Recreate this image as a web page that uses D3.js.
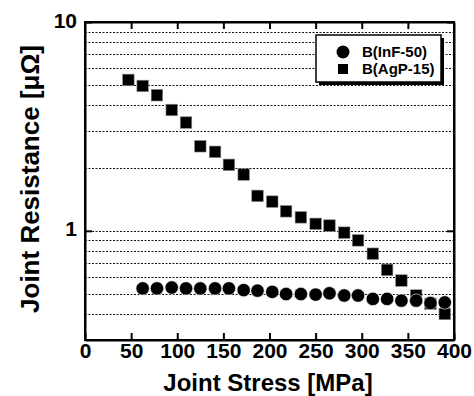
<!DOCTYPE html>
<html>
<head>
<meta charset="utf-8">
<script src="https://cdn.jsdelivr.net/npm/d3@7/dist/d3.min.js"></script>
<style>
  body { margin: 0; background: #fff; }
  text { font-family: "Liberation Sans", Arial, sans-serif; font-weight: bold; fill: #000; }
</style>
</head>
<body>
<div id="chart"></div>
<script>
// joint stress values shared by both series [MPa]
var stressAgP = [47, 62.5, 78, 94, 109.5, 125, 141, 156, 172, 187, 203, 218, 234, 250, 265, 281, 296, 312, 327.5, 343, 359, 374.5, 390];
var resistAgP = [5.28, 4.94, 4.46, 3.79, 3.30, 2.54, 2.39, 2.07, 1.86, 1.47, 1.38, 1.24, 1.16, 1.08, 1.06, 0.98, 0.90, 0.777, 0.65, 0.578, 0.49, 0.447, 0.40];
var stressInF = [62.5, 78, 94, 109.5, 125, 141, 156, 172, 187, 203, 218, 234, 250, 265, 281, 296, 312, 327.5, 343, 359, 374.5, 390];
var resistInF = [0.53, 0.53, 0.535, 0.53, 0.53, 0.53, 0.53, 0.52, 0.517, 0.51, 0.498, 0.498, 0.495, 0.502, 0.49, 0.49, 0.472, 0.472, 0.463, 0.463, 0.451, 0.454];
var xTicks = [0, 50, 100, 150, 200, 250, 300, 350, 400];
var yTicks = [1, 10];
var gridValues = [0.4, 0.5, 0.6, 0.7, 0.8, 0.9, 1, 2, 3, 4, 5, 6, 7, 8, 9];
var legendNames = ["B(InF-50)", "B(AgP-15)"];

var width = 474, height = 396;
//plot box edges (don't call these top/left, window.top is read only)
var plotL = 85, plotR = 454, plotT = 22, plotB = 340;

var svg = d3.select("#chart").append("svg")
  .attr("width", width)
  .attr("height", height);

var x = d3.scaleLinear().domain([0, 400]).range([plotL, plotR]);
var y = d3.scaleLog().domain([0.3, 10]).range([plotB, plotT]);

//dotted grid lines
svg.append("g").selectAll("line")
  .data(gridValues)
  .enter().append("line")
  .attr("x1", plotL).attr("x2", plotR)
  .attr("y1", function(d){ return Math.round(y(d)) + 0.5; })
  .attr("y2", function(d){ return Math.round(y(d)) + 0.5; })
  .attr("stroke", "#111")
  .attr("stroke-width", 1)
  .attr("stroke-dasharray", "2,1.5");

//axes with inward ticks
var xAxis = svg.append("g")
  .attr("transform", "translate(0," + plotB + ")")
  .call(d3.axisBottom(x).tickValues(xTicks).tickSize(-7).tickSizeOuter(0).tickFormat(d3.format("d")));
xAxis.selectAll("text")
  .attr("y", 18).attr("dy", 0)
  .style("font-size", "21px");

svg.append("g")
  .attr("transform", "translate(0," + plotT + ")")
  .call(d3.axisTop(x).tickValues(xTicks.slice(1, -1)).tickSize(-7).tickSizeOuter(0).tickFormat(""));

var yAxis = svg.append("g")
  .attr("transform", "translate(" + plotL + ",0)")
  .call(d3.axisLeft(y).tickValues(yTicks).tickSize(-7).tickSizeOuter(0).tickFormat(d3.format("d")));
yAxis.selectAll("text")
  .attr("x", -8).attr("dy", 0).attr("y", 5)
  .style("font-size", "21px");

svg.append("g")
  .attr("transform", "translate(" + plotR + ",0)")
  .call(d3.axisRight(y).tickValues(yTicks).tickSize(-7).tickSizeOuter(0).tickFormat(""));

svg.selectAll(".domain").attr("stroke", "#000").attr("stroke-width", 2);
svg.selectAll(".tick line").attr("stroke", "#000").attr("stroke-width", 2);

//frame
svg.append("rect")
  .attr("x", plotL).attr("y", plotT)
  .attr("width", plotR - plotL).attr("height", plotB - plotT)
  .attr("fill", "none")
  .attr("stroke", "#000")
  .attr("stroke-width", 2);

//square series
var sq = 11.5;
svg.append("g").selectAll("rect")
  .data(d3.zip(stressAgP, resistAgP))
  .enter().append("rect")
  .attr("x", function(d){ return x(d[0]) - sq / 2; })
  .attr("y", function(d){ return y(d[1]) - sq / 2; })
  .attr("width", sq).attr("height", sq)
  .attr("fill", "#000")
  .attr("stroke", "#888")
  .attr("stroke-width", 0.6);

//circle series
svg.append("g").selectAll("circle")
  .data(d3.zip(stressInF, resistInF))
  .enter().append("circle")
  .attr("cx", function(d){ return x(d[0]); })
  .attr("cy", function(d){ return y(d[1]); })
  .attr("r", 6.7)
  .attr("fill", "#000")
  .attr("stroke", "#fff")
  .attr("stroke-width", 0.6);

//legend box with shadow
var lg = svg.append("g").attr("transform", "translate(316,35)");
lg.append("rect").attr("x", 3).attr("y", 3).attr("width", 125).attr("height", 47).attr("fill", "#000");
lg.append("rect").attr("x", 0).attr("y", 0).attr("width", 125).attr("height", 47)
  .attr("fill", "#fff").attr("stroke", "#000").attr("stroke-width", 1.5);
lg.append("circle").attr("cx", 27).attr("cy", 17).attr("r", 6.5).attr("fill", "#000");
lg.append("rect").attr("x", 22).attr("y", 29).attr("width", 10).attr("height", 10).attr("fill", "#000");
lg.selectAll("text.lab")
  .data(legendNames)
  .enter().append("text")
  .attr("class", "lab")
  .attr("x", 46)
  .attr("y", function(d, i){ return 22 + i * 17; })
  .style("font-size", "15px")
  .text(function(d){ return d; });

//axis titles
svg.append("text")
  .attr("x", 268).attr("y", 391)
  .attr("text-anchor", "middle")
  .style("font-size", "24px")
  .text("Joint Stress [MPa]");

svg.append("text")
  .attr("transform", "translate(39,179) rotate(-90)")
  .attr("text-anchor", "middle")
  .style("font-size", "26px")
  .text("Joint Resistance [\u03bc\u03a9]");
</script>
</body>
</html>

========

» Short problem
Copy out all of the material exactly as written, without its pictures.

» Final answer
Recreate this image as a web page that uses D3.js.
<!DOCTYPE html>
<html>
<head>
<meta charset="utf-8">
<script src="https://cdn.jsdelivr.net/npm/d3@7/dist/d3.min.js"></script>
<style>
  body { margin: 0; background: #fff; }
  text { font-family: "Liberation Sans", Arial, sans-serif; font-weight: bold; fill: #000; }
</style>
</head>
<body>
<div id="chart"></div>
<script>
// joint stress values shared by both series [MPa]
var stressAgP = [47, 62.5, 78, 94, 109.5, 125, 141, 156, 172, 187, 203, 218, 234, 250, 265, 281, 296, 312, 327.5, 343, 359, 374.5, 390];
var resistAgP = [5.28, 4.94, 4.46, 3.79, 3.30, 2.54, 2.39, 2.07, 1.86, 1.47, 1.38, 1.24, 1.16, 1.08, 1.06, 0.98, 0.90, 0.777, 0.65, 0.578, 0.49, 0.447, 0.40];
var stressInF = [62.5, 78, 94, 109.5, 125, 141, 156, 172, 187, 203, 218, 234, 250, 265, 281, 296, 312, 327.5, 343, 359, 374.5, 390];
var resistInF = [0.53, 0.53, 0.535, 0.53, 0.53, 0.53, 0.53, 0.52, 0.517, 0.51, 0.498, 0.498, 0.495, 0.502, 0.49, 0.49, 0.472, 0.472, 0.463, 0.463, 0.451, 0.454];
var xTicks = [0, 50, 100, 150, 200, 250, 300, 350, 400];
var yTicks = [1, 10];
var gridValues = [0.4, 0.5, 0.6, 0.7, 0.8, 0.9, 1, 2, 3, 4, 5, 6, 7, 8, 9];
var legendNames = ["B(InF-50)", "B(AgP-15)"];

var width = 474, height = 396;
//plot box edges (don't call these top/left, window.top is read only)
var plotL = 85, plotR = 454, plotT = 22, plotB = 340;

var svg = d3.select("#chart").append("svg")
  .attr("width", width)
  .attr("height", height);

var x = d3.scaleLinear().domain([0, 400]).range([plotL, plotR]);
var y = d3.scaleLog().domain([0.3, 10]).range([plotB, plotT]);

//dotted grid lines
svg.append("g").selectAll("line")
  .data(gridValues)
  .enter().append("line")
  .attr("x1", plotL).attr("x2", plotR)
  .attr("y1", function(d){ return Math.round(y(d)) + 0.5; })
  .attr("y2", function(d){ return Math.round(y(d)) + 0.5; })
  .attr("stroke", "#111")
  .attr("stroke-width", 1)
  .attr("stroke-dasharray", "2,1.5");

//axes with inward ticks
var xAxis = svg.append("g")
  .attr("transform", "translate(0," + plotB + ")")
  .call(d3.axisBottom(x).tickValues(xTicks).tickSize(-7).tickSizeOuter(0).tickFormat(d3.format("d")));
xAxis.selectAll("text")
  .attr("y", 18).attr("dy", 0)
  .style("font-size", "21px");

svg.append("g")
  .attr("transform", "translate(0," + plotT + ")")
  .call(d3.axisTop(x).tickValues(xTicks.slice(1, -1)).tickSize(-7).tickSizeOuter(0).tickFormat(""));

var yAxis = svg.append("g")
  .attr("transform", "translate(" + plotL + ",0)")
  .call(d3.axisLeft(y).tickValues(yTicks).tickSize(-7).tickSizeOuter(0).tickFormat(d3.format("d")));
yAxis.selectAll("text")
  .attr("x", -8).attr("dy", 0).attr("y", 5)
  .style("font-size", "21px");

svg.append("g")
  .attr("transform", "translate(" + plotR + ",0)")
  .call(d3.axisRight(y).tickValues(yTicks).tickSize(-7).tickSizeOuter(0).tickFormat(""));

svg.selectAll(".domain").attr("stroke", "#000").attr("stroke-width", 2);
svg.selectAll(".tick line").attr("stroke", "#000").attr("stroke-width", 2);

//frame
svg.append("rect")
  .attr("x", plotL).attr("y", plotT)
  .attr("width", plotR - plotL).attr("height", plotB - plotT)
  .attr("fill", "none")
  .attr("stroke", "#000")
  .attr("stroke-width", 2);

//square series
var sq = 11.5;
svg.append("g").selectAll("rect")
  .data(d3.zip(stressAgP, resistAgP))
  .enter().append("rect")
  .attr("x", function(d){ return x(d[0]) - sq / 2; })
  .attr("y", function(d){ return y(d[1]) - sq / 2; })
  .attr("width", sq).attr("height", sq)
  .attr("fill", "#000")
  .attr("stroke", "#888")
  .attr("stroke-width", 0.6);

//circle series
svg.append("g").selectAll("circle")
  .data(d3.zip(stressInF, resistInF))
  .enter().append("circle")
  .attr("cx", function(d){ return x(d[0]); })
  .attr("cy", function(d){ return y(d[1]); })
  .attr("r", 6.7)
  .attr("fill", "#000")
  .attr("stroke", "#fff")
  .attr("stroke-width", 0.6);

//legend box with shadow
var lg = svg.append("g").attr("transform", "translate(316,35)");
lg.append("rect").attr("x", 3).attr("y", 3).attr("width", 125).attr("height", 47).attr("fill", "#000");
lg.append("rect").attr("x", 0).attr("y", 0).attr("width", 125).attr("height", 47)
  .attr("fill", "#fff").attr("stroke", "#000").attr("stroke-width", 1.5);
lg.append("circle").attr("cx", 27).attr("cy", 17).attr("r", 6.5).attr("fill", "#000");
lg.append("rect").attr("x", 22).attr("y", 29).attr("width", 10).attr("height", 10).attr("fill", "#000");
lg.selectAll("text.lab")
  .data(legendNames)
  .enter().append("text")
  .attr("class", "lab")
  .attr("x", 46)
  .attr("y", function(d, i){ return 22 + i * 17; })
  .style("font-size", "15px")
  .text(function(d){ return d; });

//axis titles
svg.append("text")
  .attr("x", 268).attr("y", 391)
  .attr("text-anchor", "middle")
  .style("font-size", "24px")
  .text("Joint Stress [MPa]");

svg.append("text")
  .attr("transform", "translate(39,179) rotate(-90)")
  .attr("text-anchor", "middle")
  .style("font-size", "26px")
  .text("Joint Resistance [\u03bc\u03a9]");
</script>
</body>
</html>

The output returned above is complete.